I have always been fascinated by two stories --the Titanic and Atlantis. One is true, one may be a myth but my fascination is still there. I enjoyed your article immensely.

JoHarrington on 03/29/2012

I know! As soon as someone finally gives me that time machine, I'm going back and fetching them off!

JoHarrington on 03/27/2012

Thank you very much. <3

JoHarrington on 03/26/2012

Glad to hear it, Sheri! As an historian, I'm fascinated by the whole timing of this. Had it gone down a decade earlier or later, then we probably wouldn't be talking about it today. At least in the way that we are. It chose the perfect historical moment to sink.

Sheri_Oz on 03/26/2012

This is brilliant!!! I learned so much here and you had me enthralled at every sentence.
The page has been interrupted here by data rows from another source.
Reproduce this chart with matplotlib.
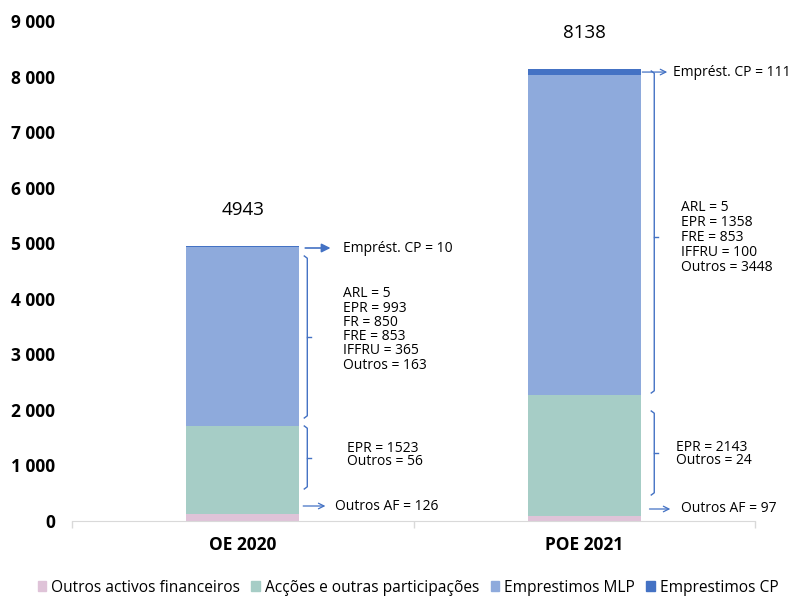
import matplotlib
matplotlib.use("Agg")
import matplotlib.pyplot as plt
import numpy as np
from matplotlib.patches import Patch
from matplotlib.ticker import FuncFormatter, FixedLocator

plt.rcParams['font.family'] = ['Open Sans', 'DejaVu Sans']

categories = ["OE 2020", "POE 2021"]
series_names = ["Outros activos financeiros", "Acções e outras participações",
                "Emprestimos MLP", "Emprestimos CP"]
outros_af = [126, 97]
accoes = [1579, 2167]
emprest_mlp = [3229, 5764]
emprest_cp = [10, 111]
totals = [4943, 8138]
colors = ["#dfc3d8", "#a6cdc6", "#8eaadc", "#4472c4"]

yticks = [0, 1000, 2000, 3000, 4000, 5000, 6000, 7000, 8000, 9000]

cp_labels = ["Emprést. CP = 10", "Emprést. CP = 111"]
mlp_labels = ["ARL = 5\nEPR = 993\nFR = 850\nFRE = 853\nIFFRU = 365\nOutros = 163",
              "ARL = 5\nEPR = 1358\nFRE = 853\nIFFRU = 100\nOutros = 3448"]
acc_labels = ["EPR = 1523\nOutros = 56", "EPR = 2143\nOutros = 24"]
af_labels = ["Outros AF = 126", "Outros AF = 97"]

fig = plt.figure(figsize=(7.95, 5.96), dpi=100)
ax = fig.add_axes([72/795, 1-521/596, (755-72)/795, 500/596])

x = np.arange(len(categories))
w = 0.33
bottom = np.zeros(len(categories))
for vals, c in zip([outros_af, accoes, emprest_mlp, emprest_cp], colors):
    ax.bar(x, vals, w, bottom=bottom, color=c, zorder=2, linewidth=0)
    bottom += np.array(vals)

ax.set_xlim(-0.5, 1.5)
ax.set_ylim(0, 9000)
ax.set_yticks(yticks)
ax.yaxis.set_major_formatter(FuncFormatter(lambda v, p: f"{int(v):,}".replace(",", " ")))
ax.tick_params(axis='y', length=0, pad=12, labelsize=12.5)
for lab in ax.get_yticklabels():
    lab.set_fontweight('bold')
ax.set_xticks(x)
ax.set_xticklabels(categories, fontsize=12.5, fontweight='bold')
ax.tick_params(axis='x', which='major', length=0, pad=11)
ax.xaxis.set_minor_locator(FixedLocator([-0.5, 0.5, 1.5]))
ax.tick_params(axis='x', which='minor', length=5, color='#d9d9d9', width=1)
for s in ['top', 'right', 'left']:
    ax.spines[s].set_visible(False)
ax.spines['bottom'].set_color('#d9d9d9')

# totals
for i, t in enumerate(totals):
    ax.annotate(str(t), (x[i], bottom[i]), xytext=(0, 26), textcoords='offset points',
                ha='center', va='center', fontsize=13.5)

acol = '#4472c4'
tfs = 10

def bracket(xr, y0, y1, ymid):
    dx = 3 / 341.0
    ax.plot([xr - dx, xr, xr, xr - dx], [y1, y1 - 40, y0 + 40, y0], color=acol, lw=1, zorder=3)
    ax.plot([xr, xr + dx * 1.3], [ymid, ymid], color=acol, lw=1, zorder=3)

cp_arrow = [(0.183, 0.257, 4914, '-|>'), (0.170, 0.243, 8081, '->')]
cp_text_x = [0.295, 0.261]
mlp_br = [(0.189, 1854, 4770, 3312), (0.205, 2304, 8100, 5112)]
mlp_text = [(0.295, 3447, 0.93), (0.284, 5103, 1.0)]
acc_br = [(0.189, 576, 1710, 1134), (0.205, 468, 1980, 1224)]
acc_text = [(0.304, 1188), (0.270, 1206)]
af_arrow = [(0.177, 0.242, 270), (0.191, 0.252, 216)]
af_text_x = [0.271, 0.284]

for i in range(2):
    x0, x1, yy, st = cp_arrow[i]
    ms = 13 if st == '-|>' else 10
    ax.annotate('', xy=(i + x1, yy), xytext=(i + x0, yy),
                arrowprops=dict(arrowstyle=st, color=acol, lw=1.2 if st == '-|>' else 0.9,
                                mutation_scale=ms, shrinkA=0, shrinkB=0))
    ax.text(i + cp_text_x[i], yy, cp_labels[i], ha='left', va='center', fontsize=tfs)

    xr, y0, y1, ym = mlp_br[i]
    bracket(i + xr, y0, y1, ym)
    tx, ty, ls = mlp_text[i]
    ax.text(i + tx, ty, mlp_labels[i], ha='left', va='center', fontsize=tfs, linespacing=ls)

    xr, y0, y1, ym = acc_br[i]
    bracket(i + xr, y0, y1, ym)
    tx, ty = acc_text[i]
    ax.text(i + tx, ty, acc_labels[i], ha='left', va='center', fontsize=tfs, linespacing=0.9)

    x0, x1, yy = af_arrow[i]
    ax.annotate('', xy=(i + x1, yy), xytext=(i + x0, yy),
                arrowprops=dict(arrowstyle='->', color=acol, lw=0.9, mutation_scale=10,
                                shrinkA=0, shrinkB=0))
    ax.text(i + af_text_x[i], yy, af_labels[i], ha='left', va='center', fontsize=tfs)

handles = [Patch(color=c) for c in colors]
fig.legend(handles, series_names, loc='center', bbox_to_anchor=(0.513, 0.014), ncol=4,
           frameon=False, fontsize=11.2, handlelength=0.55, handleheight=0.55,
           handletextpad=0.3, columnspacing=0.75)

fig.savefig("out.png", dpi=100)
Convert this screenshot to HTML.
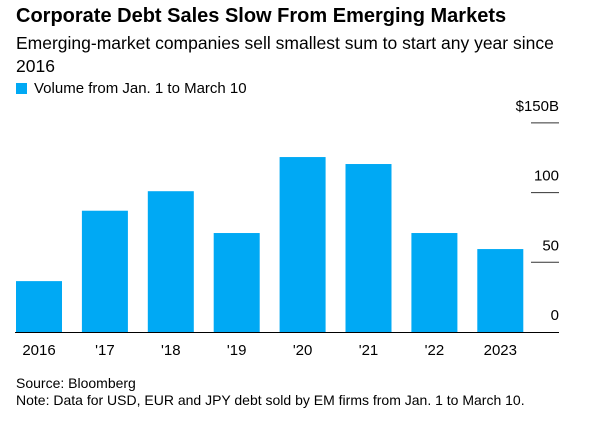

JoHarrington on 03/25/2012

Thank you very much! *takes a bow* I've just added in a link to your excellent Wizzle on Frank Millet too.

Mladen on 03/25/2012

Great article on very interesting subject. Hundred years passed and it is still one of the most famous stories. And now we have Titanic in 3D. Who would imagine that. :)
You did excellent job here with this 100th article of yours! Congrats!